2) Why Dropout Reduces Overfitting

  • Breaks co-adaptation — neurons can't rely on specific other neurons being present, so each must independently extract useful features.
  • Implicit ensemble — each training step uses a different random sub-network. Dropout is approximately equivalent to averaging predictions from 2^n different networks (where n is the number of droppable neurons).
  • Noise injection — the randomness acts as a form of data augmentation at the feature level.

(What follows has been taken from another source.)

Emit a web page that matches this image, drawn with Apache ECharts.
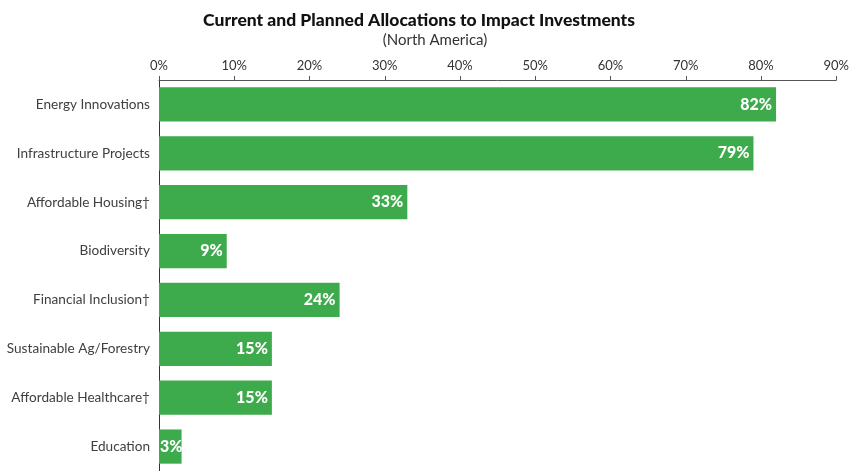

3) Choosing the Dropout Rate

  • Input layer: p = 0.1–0.2 (dropping too many inputs loses information).
  • Hidden layers: p = 0.2–0.5 (0.5 was the original paper's default).
  • Output layer: typically no dropout.
  • Higher dropout = stronger regularization. If the model still overfits, increase p. If it underfits, decrease p.

4) Guided Experiments

  1. Train without dropout — notice the gap between training loss (low) and validation loss (higher).
  2. Enable dropout at 0.2 — the gap should narrow.
  3. Increase to 0.5 — strong regularization; training loss may be higher but validation loss improves.
  4. Try 0.8 — too aggressive; model underfits.
  5. Watch the visualization to see which neurons are active vs. dropped in each forward pass.

5) Common Mistakes

  • Leaving dropout on during inference — predictions become random. Always switch to eval mode.
  • Using dropout with BatchNorm naively — both introduce stochasticity; their interaction can be harmful. Test carefully.
  • Applying dropout to every layer including convolutions — for CNNs, Spatial Dropout (drop entire feature maps) works better than standard dropout.
  • Same rate everywhere — different layers may benefit from different rates.

6) Key Takeaways

  • Dropout randomly zeros neuron activations during training, preventing co-adaptation.
  • It acts as an implicit ensemble of exponentially many sub-networks.
  • Typical rates: 0.2–0.5 for hidden layers; always turn off at inference.
  • Inverted dropout scales activations during training so inference needs no modification.